Aim of the task
Reproduce, word for word, every line from the first one down to the line containing "(adT) at (554,62)", and nothing else.

Raw data
========================

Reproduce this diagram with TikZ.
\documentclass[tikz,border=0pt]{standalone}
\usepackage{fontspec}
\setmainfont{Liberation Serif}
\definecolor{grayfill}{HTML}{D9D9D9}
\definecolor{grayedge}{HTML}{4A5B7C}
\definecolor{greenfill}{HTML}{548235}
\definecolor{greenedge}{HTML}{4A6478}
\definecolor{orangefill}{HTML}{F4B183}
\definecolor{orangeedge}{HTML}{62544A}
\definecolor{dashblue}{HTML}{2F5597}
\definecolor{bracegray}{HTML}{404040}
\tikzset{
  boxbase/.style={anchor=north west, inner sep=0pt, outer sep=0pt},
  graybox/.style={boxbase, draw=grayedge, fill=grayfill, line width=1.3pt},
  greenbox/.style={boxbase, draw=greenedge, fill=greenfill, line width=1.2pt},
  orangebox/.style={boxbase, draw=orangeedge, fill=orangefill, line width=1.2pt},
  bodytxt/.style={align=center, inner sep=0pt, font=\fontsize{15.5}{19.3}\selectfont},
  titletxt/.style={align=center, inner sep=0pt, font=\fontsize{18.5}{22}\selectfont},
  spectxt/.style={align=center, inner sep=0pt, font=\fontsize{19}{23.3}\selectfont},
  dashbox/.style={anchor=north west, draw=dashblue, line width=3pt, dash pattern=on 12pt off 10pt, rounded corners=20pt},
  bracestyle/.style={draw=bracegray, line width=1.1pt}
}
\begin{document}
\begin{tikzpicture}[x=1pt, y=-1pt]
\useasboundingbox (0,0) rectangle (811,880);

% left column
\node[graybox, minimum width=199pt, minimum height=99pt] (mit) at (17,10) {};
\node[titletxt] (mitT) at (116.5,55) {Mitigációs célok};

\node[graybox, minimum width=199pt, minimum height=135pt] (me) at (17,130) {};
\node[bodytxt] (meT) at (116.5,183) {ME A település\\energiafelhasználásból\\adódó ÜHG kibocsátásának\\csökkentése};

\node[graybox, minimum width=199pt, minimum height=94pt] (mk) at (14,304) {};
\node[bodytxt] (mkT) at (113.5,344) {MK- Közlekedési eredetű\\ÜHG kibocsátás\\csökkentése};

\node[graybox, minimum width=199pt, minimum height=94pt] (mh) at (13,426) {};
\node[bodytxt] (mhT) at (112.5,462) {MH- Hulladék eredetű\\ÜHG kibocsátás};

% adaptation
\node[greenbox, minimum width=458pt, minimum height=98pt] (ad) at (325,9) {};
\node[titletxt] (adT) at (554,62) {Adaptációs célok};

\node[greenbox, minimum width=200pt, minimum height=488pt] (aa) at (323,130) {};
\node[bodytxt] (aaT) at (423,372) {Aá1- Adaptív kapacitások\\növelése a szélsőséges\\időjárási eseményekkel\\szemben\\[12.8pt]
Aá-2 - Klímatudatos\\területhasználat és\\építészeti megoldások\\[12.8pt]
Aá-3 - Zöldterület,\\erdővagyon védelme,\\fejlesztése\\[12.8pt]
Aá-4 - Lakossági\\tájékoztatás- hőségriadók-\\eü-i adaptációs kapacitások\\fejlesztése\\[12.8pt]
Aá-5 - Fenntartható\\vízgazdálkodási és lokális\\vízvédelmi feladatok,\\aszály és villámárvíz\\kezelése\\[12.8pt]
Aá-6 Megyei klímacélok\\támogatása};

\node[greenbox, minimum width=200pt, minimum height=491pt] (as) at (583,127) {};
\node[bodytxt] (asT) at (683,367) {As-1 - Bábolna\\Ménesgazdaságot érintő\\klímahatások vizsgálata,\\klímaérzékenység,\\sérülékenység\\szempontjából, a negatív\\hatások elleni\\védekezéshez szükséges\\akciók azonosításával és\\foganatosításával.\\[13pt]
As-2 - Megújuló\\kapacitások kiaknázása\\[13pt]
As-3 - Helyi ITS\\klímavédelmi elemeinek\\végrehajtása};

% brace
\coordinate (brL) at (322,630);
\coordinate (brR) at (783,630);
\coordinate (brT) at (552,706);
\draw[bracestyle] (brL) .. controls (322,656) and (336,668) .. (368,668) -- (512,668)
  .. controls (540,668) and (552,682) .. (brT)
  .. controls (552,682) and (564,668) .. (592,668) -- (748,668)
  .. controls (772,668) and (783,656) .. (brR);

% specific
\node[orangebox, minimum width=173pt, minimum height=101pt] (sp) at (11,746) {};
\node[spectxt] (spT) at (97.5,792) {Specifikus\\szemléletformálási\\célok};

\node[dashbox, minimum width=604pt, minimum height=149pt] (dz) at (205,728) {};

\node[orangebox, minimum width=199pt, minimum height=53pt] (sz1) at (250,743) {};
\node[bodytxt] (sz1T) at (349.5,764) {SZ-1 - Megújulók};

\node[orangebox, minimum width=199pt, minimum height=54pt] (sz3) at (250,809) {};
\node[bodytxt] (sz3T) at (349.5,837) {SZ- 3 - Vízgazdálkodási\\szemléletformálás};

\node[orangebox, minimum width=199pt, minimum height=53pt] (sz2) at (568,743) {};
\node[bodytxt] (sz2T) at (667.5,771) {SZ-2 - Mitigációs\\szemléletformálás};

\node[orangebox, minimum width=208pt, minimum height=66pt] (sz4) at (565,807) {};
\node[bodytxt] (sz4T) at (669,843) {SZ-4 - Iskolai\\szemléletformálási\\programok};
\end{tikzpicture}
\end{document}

========================

Solution
Reproduce this diagram with TikZ.
\documentclass[tikz,border=0pt]{standalone}
\usepackage{fontspec}
\setmainfont{Liberation Serif}
\definecolor{grayfill}{HTML}{D9D9D9}
\definecolor{grayedge}{HTML}{4A5B7C}
\definecolor{greenfill}{HTML}{548235}
\definecolor{greenedge}{HTML}{4A6478}
\definecolor{orangefill}{HTML}{F4B183}
\definecolor{orangeedge}{HTML}{62544A}
\definecolor{dashblue}{HTML}{2F5597}
\definecolor{bracegray}{HTML}{404040}
\tikzset{
  boxbase/.style={anchor=north west, inner sep=0pt, outer sep=0pt},
  graybox/.style={boxbase, draw=grayedge, fill=grayfill, line width=1.3pt},
  greenbox/.style={boxbase, draw=greenedge, fill=greenfill, line width=1.2pt},
  orangebox/.style={boxbase, draw=orangeedge, fill=orangefill, line width=1.2pt},
  bodytxt/.style={align=center, inner sep=0pt, font=\fontsize{15.5}{19.3}\selectfont},
  titletxt/.style={align=center, inner sep=0pt, font=\fontsize{18.5}{22}\selectfont},
  spectxt/.style={align=center, inner sep=0pt, font=\fontsize{19}{23.3}\selectfont},
  dashbox/.style={anchor=north west, draw=dashblue, line width=3pt, dash pattern=on 12pt off 10pt, rounded corners=20pt},
  bracestyle/.style={draw=bracegray, line width=1.1pt}
}
\begin{document}
\begin{tikzpicture}[x=1pt, y=-1pt]
\useasboundingbox (0,0) rectangle (811,880);

% left column
\node[graybox, minimum width=199pt, minimum height=99pt] (mit) at (17,10) {};
\node[titletxt] (mitT) at (116.5,55) {Mitigációs célok};

\node[graybox, minimum width=199pt, minimum height=135pt] (me) at (17,130) {};
\node[bodytxt] (meT) at (116.5,183) {ME A település\\energiafelhasználásból\\adódó ÜHG kibocsátásának\\csökkentése};

\node[graybox, minimum width=199pt, minimum height=94pt] (mk) at (14,304) {};
\node[bodytxt] (mkT) at (113.5,344) {MK- Közlekedési eredetű\\ÜHG kibocsátás\\csökkentése};

\node[graybox, minimum width=199pt, minimum height=94pt] (mh) at (13,426) {};
\node[bodytxt] (mhT) at (112.5,462) {MH- Hulladék eredetű\\ÜHG kibocsátás};

% adaptation
\node[greenbox, minimum width=458pt, minimum height=98pt] (ad) at (325,9) {};
\node[titletxt] (adT) at (554,62) {Adaptációs célok};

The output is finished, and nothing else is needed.